Salmond’s independence folly: A Yes vote will damage more than just Scotland
In less than three weeks’ time, we will know the outcome. Will the United Kingdom still be united, or will the 307-year old Union break? In global London, the question of Scottish independence may seem somewhat archaic. But should Scotland go its own way, the implications will be felt well south of Hadrian’s Wall.
To the southern mind, the mere fact that Scotland may want to leave is generally met with a raised eyebrow and slight incredulity. However, anyone who watched the BBC debate between Alex Salmond and Alistair Darling last week would be in no doubt that the discussion is far from cordial. And there are significant weaknesses in the case for independence. It makes little sense for Scotland, and could prove highly damaging for the rest of the UK.
What is the problem? As I argued in a recent paper for the Scottish Research Society, independence has substantial economic risks attached for Scotland, and would likely lead to spending cuts and tax rises – and probably both. Essentially, Scotland’s public sector is too large for the size of its economy, and its fiscal deficit post-independence would be one of the weakest in Europe. And with a highly cyclical economy, dependent on a banking sector larger, relative to GDP, than Ireland’s prior to its disaster, alongside highly volatile oil, the country would be vulnerable to significant negative shocks.
The currency issue offers little reassurance. Much has been made of the understandable refusal of the major British political parties to countenance Scotland’s joint use of sterling. If you ask for a divorce, the inheritance is normally lost. The reality is that none of Salmond’s Plan Bs work. Sure, the Scots could borrow sterling and use it without the permission of the rest of the UK, which is seductive. But without the support of the Bank of England as lender of last resort, the informal use of the pound is fraught with difficulties. These arrangements work until they don’t and, with Scotland’s economy being far more cyclical than that of the UK, any shock south of the border would be greatly magnified in Scotland.
Salmond’s apparent negotiating tactic of “no currency, no debt” shows a further naivety. With 70 per cent of Scottish trade going to the rest of the UK, it would make little sense to adopt such a hostile attitude towards your closest and most significant neighbour.
Joining the euro makes little sense either, although it may well be forced on Scotland as a price of eventual EU membership. Given Scotland’s export dependence on the rest of the UK, introducing exchange rate uncertainty is hardly wise. Further, with just 1 per cent of the EU population, Scotland would have virtually no influence in European chancels.
Scotland, with a geographic share of oil, raised £53bn in taxes in 2012-13. Yet the state spent a staggering £65.2bn, running up a fiscal deficit of over £12bn, or around £5,000 for each household. Government spending represents just over 50 per cent of Scottish GDP, some 5 percentage points higher than in the rest of the UK. A deficit of that magnitude is not sustainable in the long term.

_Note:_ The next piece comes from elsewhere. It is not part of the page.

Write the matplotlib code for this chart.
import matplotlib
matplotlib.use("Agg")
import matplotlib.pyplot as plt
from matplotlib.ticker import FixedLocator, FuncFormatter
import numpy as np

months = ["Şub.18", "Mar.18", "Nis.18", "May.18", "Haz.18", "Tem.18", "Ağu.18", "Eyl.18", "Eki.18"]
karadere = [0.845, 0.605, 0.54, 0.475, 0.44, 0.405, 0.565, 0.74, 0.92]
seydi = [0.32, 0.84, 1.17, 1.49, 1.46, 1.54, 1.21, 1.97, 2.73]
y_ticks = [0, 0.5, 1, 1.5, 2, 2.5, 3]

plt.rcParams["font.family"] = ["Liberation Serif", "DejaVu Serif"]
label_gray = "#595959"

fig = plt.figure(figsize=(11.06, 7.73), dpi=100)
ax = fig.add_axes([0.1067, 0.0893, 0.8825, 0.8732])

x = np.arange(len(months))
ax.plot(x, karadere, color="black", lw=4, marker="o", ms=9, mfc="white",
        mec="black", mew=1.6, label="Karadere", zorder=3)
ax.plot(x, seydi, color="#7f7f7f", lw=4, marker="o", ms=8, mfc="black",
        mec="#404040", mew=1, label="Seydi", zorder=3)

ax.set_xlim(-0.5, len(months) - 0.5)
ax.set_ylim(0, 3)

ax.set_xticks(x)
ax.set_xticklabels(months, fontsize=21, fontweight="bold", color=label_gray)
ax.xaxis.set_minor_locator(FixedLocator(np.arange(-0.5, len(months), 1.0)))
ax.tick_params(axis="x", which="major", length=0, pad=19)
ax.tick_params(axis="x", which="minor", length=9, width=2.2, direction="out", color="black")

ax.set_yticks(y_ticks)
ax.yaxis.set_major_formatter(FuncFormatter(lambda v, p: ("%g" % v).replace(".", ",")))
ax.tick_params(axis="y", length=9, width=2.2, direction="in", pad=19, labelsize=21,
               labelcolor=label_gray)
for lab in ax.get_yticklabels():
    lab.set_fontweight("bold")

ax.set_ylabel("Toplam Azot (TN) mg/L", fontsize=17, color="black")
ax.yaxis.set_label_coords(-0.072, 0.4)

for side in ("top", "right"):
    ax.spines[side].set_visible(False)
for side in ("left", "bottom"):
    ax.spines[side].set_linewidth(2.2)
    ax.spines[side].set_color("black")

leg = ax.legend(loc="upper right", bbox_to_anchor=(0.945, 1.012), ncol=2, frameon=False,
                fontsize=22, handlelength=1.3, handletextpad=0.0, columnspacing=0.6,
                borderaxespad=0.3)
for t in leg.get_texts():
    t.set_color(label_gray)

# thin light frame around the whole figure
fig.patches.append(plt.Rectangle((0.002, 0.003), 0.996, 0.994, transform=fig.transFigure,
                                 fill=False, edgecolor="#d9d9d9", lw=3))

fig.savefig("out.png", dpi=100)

Moreover, Scotland’s economy is inherently highly cyclical. State spending may seem secure, but it is ultimately dependent on tax receipts. Oil revenues will not fill the gap: they are volatile and non-predictable. With the UK economy 12 times larger than Scotland’s, oil makes up a “nice to have” 2 per cent of total UK tax receipts. To Scotland, it is vital. However, this revenue stream has varied between 5 and 22 per cent of Scottish tax receipts over the last 20 years, averaging around 12 per cent. Managing such violent swings, with such a large fiscal deficit as a starting point, would be no easy task. We have estimated that all this adds up to an interest rate premium for Scotland of 50 to 100 basis points, potentially more.

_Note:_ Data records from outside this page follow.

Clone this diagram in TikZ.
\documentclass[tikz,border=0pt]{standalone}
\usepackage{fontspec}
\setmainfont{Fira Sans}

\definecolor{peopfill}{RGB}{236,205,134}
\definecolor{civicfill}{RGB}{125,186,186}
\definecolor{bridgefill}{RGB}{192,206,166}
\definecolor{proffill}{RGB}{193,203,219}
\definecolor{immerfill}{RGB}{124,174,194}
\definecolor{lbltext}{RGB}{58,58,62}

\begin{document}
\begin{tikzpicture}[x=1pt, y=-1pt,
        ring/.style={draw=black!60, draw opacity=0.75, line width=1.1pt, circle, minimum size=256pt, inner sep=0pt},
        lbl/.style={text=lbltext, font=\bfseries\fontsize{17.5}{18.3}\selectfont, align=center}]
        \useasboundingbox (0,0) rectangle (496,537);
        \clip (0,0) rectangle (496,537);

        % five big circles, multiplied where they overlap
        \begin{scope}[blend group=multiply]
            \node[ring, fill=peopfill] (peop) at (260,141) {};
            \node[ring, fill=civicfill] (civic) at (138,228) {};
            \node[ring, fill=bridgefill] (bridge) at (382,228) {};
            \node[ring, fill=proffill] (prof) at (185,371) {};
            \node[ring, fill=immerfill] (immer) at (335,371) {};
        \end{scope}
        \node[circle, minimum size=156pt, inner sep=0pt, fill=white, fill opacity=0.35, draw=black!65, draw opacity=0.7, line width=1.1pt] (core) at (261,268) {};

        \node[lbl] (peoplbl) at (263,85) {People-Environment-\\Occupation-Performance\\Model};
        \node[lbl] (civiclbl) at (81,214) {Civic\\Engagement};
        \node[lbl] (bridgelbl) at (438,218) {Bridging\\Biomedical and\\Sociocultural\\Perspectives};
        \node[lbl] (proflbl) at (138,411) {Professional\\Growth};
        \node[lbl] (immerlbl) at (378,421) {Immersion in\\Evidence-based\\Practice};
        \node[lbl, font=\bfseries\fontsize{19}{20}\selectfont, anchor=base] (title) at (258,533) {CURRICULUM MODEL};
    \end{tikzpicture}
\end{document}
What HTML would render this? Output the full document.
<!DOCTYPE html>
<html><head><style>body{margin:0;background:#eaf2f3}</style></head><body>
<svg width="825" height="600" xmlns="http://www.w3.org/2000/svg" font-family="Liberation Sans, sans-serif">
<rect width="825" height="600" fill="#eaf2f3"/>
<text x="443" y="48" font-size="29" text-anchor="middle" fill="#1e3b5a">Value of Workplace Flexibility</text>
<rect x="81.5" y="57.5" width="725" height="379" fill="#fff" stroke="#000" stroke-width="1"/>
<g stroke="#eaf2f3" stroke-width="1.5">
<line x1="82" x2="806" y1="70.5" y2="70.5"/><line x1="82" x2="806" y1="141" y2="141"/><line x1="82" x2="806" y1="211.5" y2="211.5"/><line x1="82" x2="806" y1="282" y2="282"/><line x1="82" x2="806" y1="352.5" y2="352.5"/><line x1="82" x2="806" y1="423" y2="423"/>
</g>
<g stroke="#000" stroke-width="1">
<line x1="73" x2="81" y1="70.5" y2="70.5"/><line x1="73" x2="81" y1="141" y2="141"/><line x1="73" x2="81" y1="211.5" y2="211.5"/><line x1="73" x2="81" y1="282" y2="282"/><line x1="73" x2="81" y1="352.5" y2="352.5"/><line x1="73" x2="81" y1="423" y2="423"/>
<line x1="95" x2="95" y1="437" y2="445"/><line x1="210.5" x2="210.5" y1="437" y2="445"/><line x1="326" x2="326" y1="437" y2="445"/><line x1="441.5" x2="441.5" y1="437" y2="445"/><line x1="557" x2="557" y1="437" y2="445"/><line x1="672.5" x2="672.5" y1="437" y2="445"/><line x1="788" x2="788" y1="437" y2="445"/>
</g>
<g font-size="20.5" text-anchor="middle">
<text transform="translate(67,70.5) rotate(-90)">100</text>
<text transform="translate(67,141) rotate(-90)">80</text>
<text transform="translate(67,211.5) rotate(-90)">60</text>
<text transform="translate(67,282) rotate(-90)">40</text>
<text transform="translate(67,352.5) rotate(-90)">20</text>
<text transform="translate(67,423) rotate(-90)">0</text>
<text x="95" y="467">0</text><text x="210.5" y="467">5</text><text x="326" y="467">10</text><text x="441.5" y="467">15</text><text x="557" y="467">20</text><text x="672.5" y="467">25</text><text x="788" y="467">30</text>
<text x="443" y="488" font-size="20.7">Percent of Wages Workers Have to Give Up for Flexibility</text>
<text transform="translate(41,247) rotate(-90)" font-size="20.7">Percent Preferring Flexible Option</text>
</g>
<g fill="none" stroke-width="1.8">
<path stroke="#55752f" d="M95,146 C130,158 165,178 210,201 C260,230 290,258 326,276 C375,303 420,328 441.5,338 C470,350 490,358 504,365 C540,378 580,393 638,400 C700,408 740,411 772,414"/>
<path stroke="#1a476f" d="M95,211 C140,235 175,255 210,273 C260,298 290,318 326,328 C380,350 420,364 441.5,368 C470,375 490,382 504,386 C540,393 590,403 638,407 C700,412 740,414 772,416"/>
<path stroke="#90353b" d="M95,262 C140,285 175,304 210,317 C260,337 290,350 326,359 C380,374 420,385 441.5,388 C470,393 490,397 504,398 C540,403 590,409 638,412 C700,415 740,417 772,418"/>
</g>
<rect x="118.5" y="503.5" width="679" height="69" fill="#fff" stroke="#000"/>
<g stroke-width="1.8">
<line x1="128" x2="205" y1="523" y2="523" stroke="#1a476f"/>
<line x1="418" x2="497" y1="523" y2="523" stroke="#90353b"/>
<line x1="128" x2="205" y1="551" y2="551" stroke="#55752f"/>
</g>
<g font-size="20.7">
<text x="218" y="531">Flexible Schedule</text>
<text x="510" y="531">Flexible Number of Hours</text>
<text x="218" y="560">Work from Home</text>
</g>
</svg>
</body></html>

The London reader studying this might be tempted to say “well off you go then”. I would caution against this. While the loss of the Scottish economy would not be significant (it accounts for around 8 per cent of UK GDP), global markets may not be so sanguine. Not only would there be uncertainty over the divorce terms and debt split, but the UK – for all its faults – is considered one of the world’s few safe havens. Witness the capital that flows into London from around the world. The UK’s political standing, especially within the UN and on security matters, would be damaged. If Scotland leaves, there will be shock that such a stable country can split asunder, especially in a world that is clearly fraught with instability.
The Union is a win-win scenario: it is good for Scotland economically and good for England’s global standing. While, from a parochial point of view, Scotland’s referendum may have generated much heat, from a global perspective, creating a new border where there is none can only be considered indulgent hubris in an unstable world.